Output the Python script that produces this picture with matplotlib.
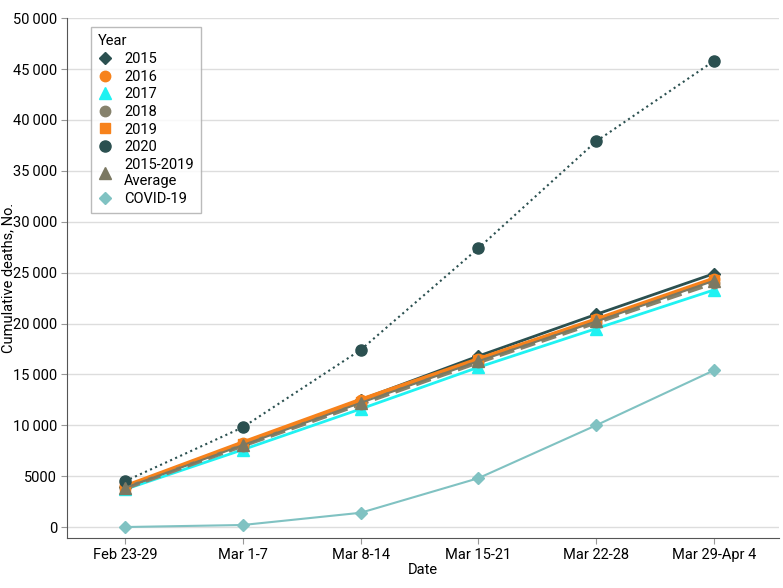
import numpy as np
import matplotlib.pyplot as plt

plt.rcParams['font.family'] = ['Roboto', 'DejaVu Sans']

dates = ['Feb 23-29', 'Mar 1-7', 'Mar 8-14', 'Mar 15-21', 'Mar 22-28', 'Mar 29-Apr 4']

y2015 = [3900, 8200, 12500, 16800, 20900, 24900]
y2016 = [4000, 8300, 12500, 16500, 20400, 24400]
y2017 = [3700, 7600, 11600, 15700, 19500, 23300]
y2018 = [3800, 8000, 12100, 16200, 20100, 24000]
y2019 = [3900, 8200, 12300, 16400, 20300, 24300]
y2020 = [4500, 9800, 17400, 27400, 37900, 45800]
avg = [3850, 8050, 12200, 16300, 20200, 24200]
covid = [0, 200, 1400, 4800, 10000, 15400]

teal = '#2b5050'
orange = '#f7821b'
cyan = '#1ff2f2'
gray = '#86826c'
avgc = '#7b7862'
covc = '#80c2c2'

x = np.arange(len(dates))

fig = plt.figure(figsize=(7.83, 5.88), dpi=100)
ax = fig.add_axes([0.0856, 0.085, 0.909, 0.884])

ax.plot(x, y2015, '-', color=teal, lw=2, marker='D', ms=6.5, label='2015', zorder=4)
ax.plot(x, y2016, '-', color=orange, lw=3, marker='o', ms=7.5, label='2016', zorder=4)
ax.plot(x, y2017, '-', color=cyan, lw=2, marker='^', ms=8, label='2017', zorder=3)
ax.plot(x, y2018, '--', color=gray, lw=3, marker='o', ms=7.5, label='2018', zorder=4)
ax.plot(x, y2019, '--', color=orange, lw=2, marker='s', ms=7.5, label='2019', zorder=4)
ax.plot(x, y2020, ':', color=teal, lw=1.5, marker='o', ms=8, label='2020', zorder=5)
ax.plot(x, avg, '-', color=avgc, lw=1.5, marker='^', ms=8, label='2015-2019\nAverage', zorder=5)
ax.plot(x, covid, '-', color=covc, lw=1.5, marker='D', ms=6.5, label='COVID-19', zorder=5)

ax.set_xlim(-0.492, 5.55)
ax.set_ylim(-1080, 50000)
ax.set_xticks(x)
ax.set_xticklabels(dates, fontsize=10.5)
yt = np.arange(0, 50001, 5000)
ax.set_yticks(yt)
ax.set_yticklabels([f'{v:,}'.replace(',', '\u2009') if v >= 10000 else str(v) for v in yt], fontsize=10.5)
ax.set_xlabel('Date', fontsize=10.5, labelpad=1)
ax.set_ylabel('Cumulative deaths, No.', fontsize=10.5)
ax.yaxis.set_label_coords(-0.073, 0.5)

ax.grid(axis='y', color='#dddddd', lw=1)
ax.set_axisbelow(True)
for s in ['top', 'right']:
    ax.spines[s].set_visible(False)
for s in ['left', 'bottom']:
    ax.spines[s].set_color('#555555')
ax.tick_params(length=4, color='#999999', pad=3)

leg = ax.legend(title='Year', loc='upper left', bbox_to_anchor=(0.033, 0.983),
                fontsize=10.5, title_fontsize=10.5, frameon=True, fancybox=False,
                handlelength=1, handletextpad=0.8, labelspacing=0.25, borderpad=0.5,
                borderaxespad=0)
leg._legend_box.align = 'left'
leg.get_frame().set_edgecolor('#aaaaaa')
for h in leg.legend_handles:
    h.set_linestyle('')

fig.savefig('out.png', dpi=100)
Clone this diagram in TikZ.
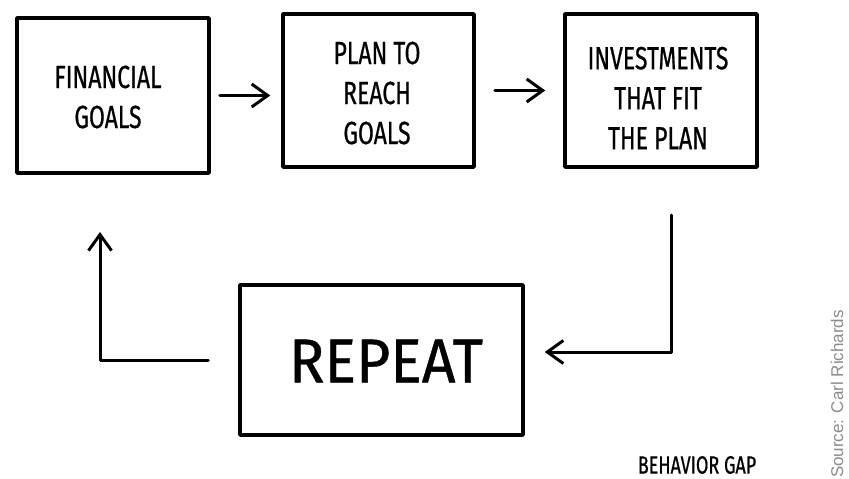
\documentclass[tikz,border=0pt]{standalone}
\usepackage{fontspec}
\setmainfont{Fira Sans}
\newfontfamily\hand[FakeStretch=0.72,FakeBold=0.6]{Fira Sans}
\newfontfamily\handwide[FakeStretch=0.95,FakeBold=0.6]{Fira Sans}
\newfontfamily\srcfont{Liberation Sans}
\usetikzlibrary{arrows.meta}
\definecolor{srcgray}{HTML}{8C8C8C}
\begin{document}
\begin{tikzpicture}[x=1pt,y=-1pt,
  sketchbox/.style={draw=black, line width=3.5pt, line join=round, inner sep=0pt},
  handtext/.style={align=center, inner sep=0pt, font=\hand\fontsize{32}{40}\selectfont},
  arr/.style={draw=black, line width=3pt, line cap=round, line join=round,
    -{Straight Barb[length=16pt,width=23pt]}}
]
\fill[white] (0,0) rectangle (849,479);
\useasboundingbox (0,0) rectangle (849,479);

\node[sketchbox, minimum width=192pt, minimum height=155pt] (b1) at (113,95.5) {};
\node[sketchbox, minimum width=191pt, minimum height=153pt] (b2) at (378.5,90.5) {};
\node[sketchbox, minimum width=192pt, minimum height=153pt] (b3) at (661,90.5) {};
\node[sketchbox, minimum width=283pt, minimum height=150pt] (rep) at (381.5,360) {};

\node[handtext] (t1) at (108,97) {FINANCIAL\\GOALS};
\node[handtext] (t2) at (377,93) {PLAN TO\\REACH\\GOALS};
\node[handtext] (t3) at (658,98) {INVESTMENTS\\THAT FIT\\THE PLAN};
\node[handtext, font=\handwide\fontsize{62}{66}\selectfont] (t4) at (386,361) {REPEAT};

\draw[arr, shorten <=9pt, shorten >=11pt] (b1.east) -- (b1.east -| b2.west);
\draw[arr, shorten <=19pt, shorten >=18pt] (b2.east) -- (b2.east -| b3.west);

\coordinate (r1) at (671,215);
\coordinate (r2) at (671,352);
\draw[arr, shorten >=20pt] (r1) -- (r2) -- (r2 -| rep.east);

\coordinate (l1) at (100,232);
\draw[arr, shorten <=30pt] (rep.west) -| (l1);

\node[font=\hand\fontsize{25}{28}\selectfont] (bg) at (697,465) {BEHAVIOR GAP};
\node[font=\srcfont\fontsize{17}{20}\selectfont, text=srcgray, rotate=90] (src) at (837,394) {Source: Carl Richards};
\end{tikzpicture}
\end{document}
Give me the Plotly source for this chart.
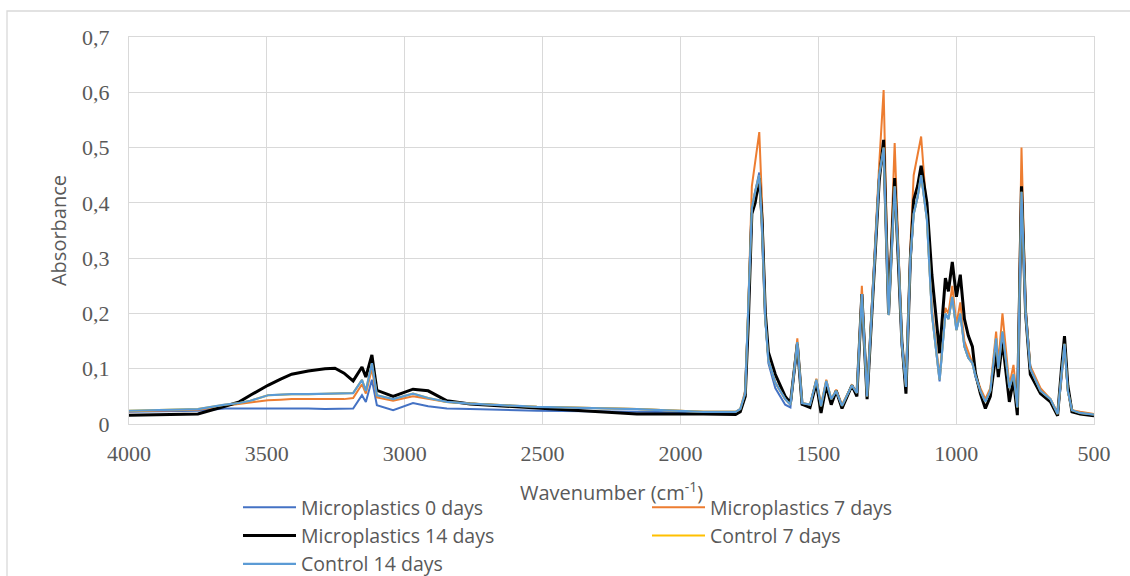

• WHAT IS REQUIRED:
Repeat the listing in full and exactly. Leave any pictures out.

• EXERCISE ANSWER:
Output the Python script that produces this picture with matplotlib.
import numpy as np
import matplotlib.pyplot as plt

plt.rcParams['font.family'] = ['Roboto', 'DejaVu Sans']

dates = ['Feb 23-29', 'Mar 1-7', 'Mar 8-14', 'Mar 15-21', 'Mar 22-28', 'Mar 29-Apr 4']

y2015 = [3900, 8200, 12500, 16800, 20900, 24900]
y2016 = [4000, 8300, 12500, 16500, 20400, 24400]
y2017 = [3700, 7600, 11600, 15700, 19500, 23300]
y2018 = [3800, 8000, 12100, 16200, 20100, 24000]
y2019 = [3900, 8200, 12300, 16400, 20300, 24300]
y2020 = [4500, 9800, 17400, 27400, 37900, 45800]
avg = [3850, 8050, 12200, 16300, 20200, 24200]
covid = [0, 200, 1400, 4800, 10000, 15400]

teal = '#2b5050'
orange = '#f7821b'
cyan = '#1ff2f2'
gray = '#86826c'
avgc = '#7b7862'
covc = '#80c2c2'

x = np.arange(len(dates))

fig = plt.figure(figsize=(7.83, 5.88), dpi=100)
ax = fig.add_axes([0.0856, 0.085, 0.909, 0.884])

ax.plot(x, y2015, '-', color=teal, lw=2, marker='D', ms=6.5, label='2015', zorder=4)
ax.plot(x, y2016, '-', color=orange, lw=3, marker='o', ms=7.5, label='2016', zorder=4)
ax.plot(x, y2017, '-', color=cyan, lw=2, marker='^', ms=8, label='2017', zorder=3)
ax.plot(x, y2018, '--', color=gray, lw=3, marker='o', ms=7.5, label='2018', zorder=4)
ax.plot(x, y2019, '--', color=orange, lw=2, marker='s', ms=7.5, label='2019', zorder=4)
ax.plot(x, y2020, ':', color=teal, lw=1.5, marker='o', ms=8, label='2020', zorder=5)
ax.plot(x, avg, '-', color=avgc, lw=1.5, marker='^', ms=8, label='2015-2019\nAverage', zorder=5)
ax.plot(x, covid, '-', color=covc, lw=1.5, marker='D', ms=6.5, label='COVID-19', zorder=5)

ax.set_xlim(-0.492, 5.55)
ax.set_ylim(-1080, 50000)
ax.set_xticks(x)
ax.set_xticklabels(dates, fontsize=10.5)
yt = np.arange(0, 50001, 5000)
ax.set_yticks(yt)
ax.set_yticklabels([f'{v:,}'.replace(',', '\u2009') if v >= 10000 else str(v) for v in yt], fontsize=10.5)
ax.set_xlabel('Date', fontsize=10.5, labelpad=1)
ax.set_ylabel('Cumulative deaths, No.', fontsize=10.5)
ax.yaxis.set_label_coords(-0.073, 0.5)

ax.grid(axis='y', color='#dddddd', lw=1)
ax.set_axisbelow(True)
for s in ['top', 'right']:
    ax.spines[s].set_visible(False)
for s in ['left', 'bottom']:
    ax.spines[s].set_color('#555555')
ax.tick_params(length=4, color='#999999', pad=3)

leg = ax.legend(title='Year', loc='upper left', bbox_to_anchor=(0.033, 0.983),
                fontsize=10.5, title_fontsize=10.5, frameon=True, fancybox=False,
                handlelength=1, handletextpad=0.8, labelspacing=0.25, borderpad=0.5,
                borderaxespad=0)
leg._legend_box.align = 'left'
leg.get_frame().set_edgecolor('#aaaaaa')
for h in leg.legend_handles:
    h.set_linestyle('')

fig.savefig('out.png', dpi=100)
Clone this diagram in TikZ.
\documentclass[tikz,border=0pt]{standalone}
\usepackage{fontspec}
\setmainfont{Fira Sans}
\newfontfamily\hand[FakeStretch=0.72,FakeBold=0.6]{Fira Sans}
\newfontfamily\handwide[FakeStretch=0.95,FakeBold=0.6]{Fira Sans}
\newfontfamily\srcfont{Liberation Sans}
\usetikzlibrary{arrows.meta}
\definecolor{srcgray}{HTML}{8C8C8C}
\begin{document}
\begin{tikzpicture}[x=1pt,y=-1pt,
  sketchbox/.style={draw=black, line width=3.5pt, line join=round, inner sep=0pt},
  handtext/.style={align=center, inner sep=0pt, font=\hand\fontsize{32}{40}\selectfont},
  arr/.style={draw=black, line width=3pt, line cap=round, line join=round,
    -{Straight Barb[length=16pt,width=23pt]}}
]
\fill[white] (0,0) rectangle (849,479);
\useasboundingbox (0,0) rectangle (849,479);

\node[sketchbox, minimum width=192pt, minimum height=155pt] (b1) at (113,95.5) {};
\node[sketchbox, minimum width=191pt, minimum height=153pt] (b2) at (378.5,90.5) {};
\node[sketchbox, minimum width=192pt, minimum height=153pt] (b3) at (661,90.5) {};
\node[sketchbox, minimum width=283pt, minimum height=150pt] (rep) at (381.5,360) {};

\node[handtext] (t1) at (108,97) {FINANCIAL\\GOALS};
\node[handtext] (t2) at (377,93) {PLAN TO\\REACH\\GOALS};
\node[handtext] (t3) at (658,98) {INVESTMENTS\\THAT FIT\\THE PLAN};
\node[handtext, font=\handwide\fontsize{62}{66}\selectfont] (t4) at (386,361) {REPEAT};

\draw[arr, shorten <=9pt, shorten >=11pt] (b1.east) -- (b1.east -| b2.west);
\draw[arr, shorten <=19pt, shorten >=18pt] (b2.east) -- (b2.east -| b3.west);

\coordinate (r1) at (671,215);
\coordinate (r2) at (671,352);
\draw[arr, shorten >=20pt] (r1) -- (r2) -- (r2 -| rep.east);

\coordinate (l1) at (100,232);
\draw[arr, shorten <=30pt] (rep.west) -| (l1);

\node[font=\hand\fontsize{25}{28}\selectfont] (bg) at (697,465) {BEHAVIOR GAP};
\node[font=\srcfont\fontsize{17}{20}\selectfont, text=srcgray, rotate=90] (src) at (837,394) {Source: Carl Richards};
\end{tikzpicture}
\end{document}
Give me the Plotly source for this chart.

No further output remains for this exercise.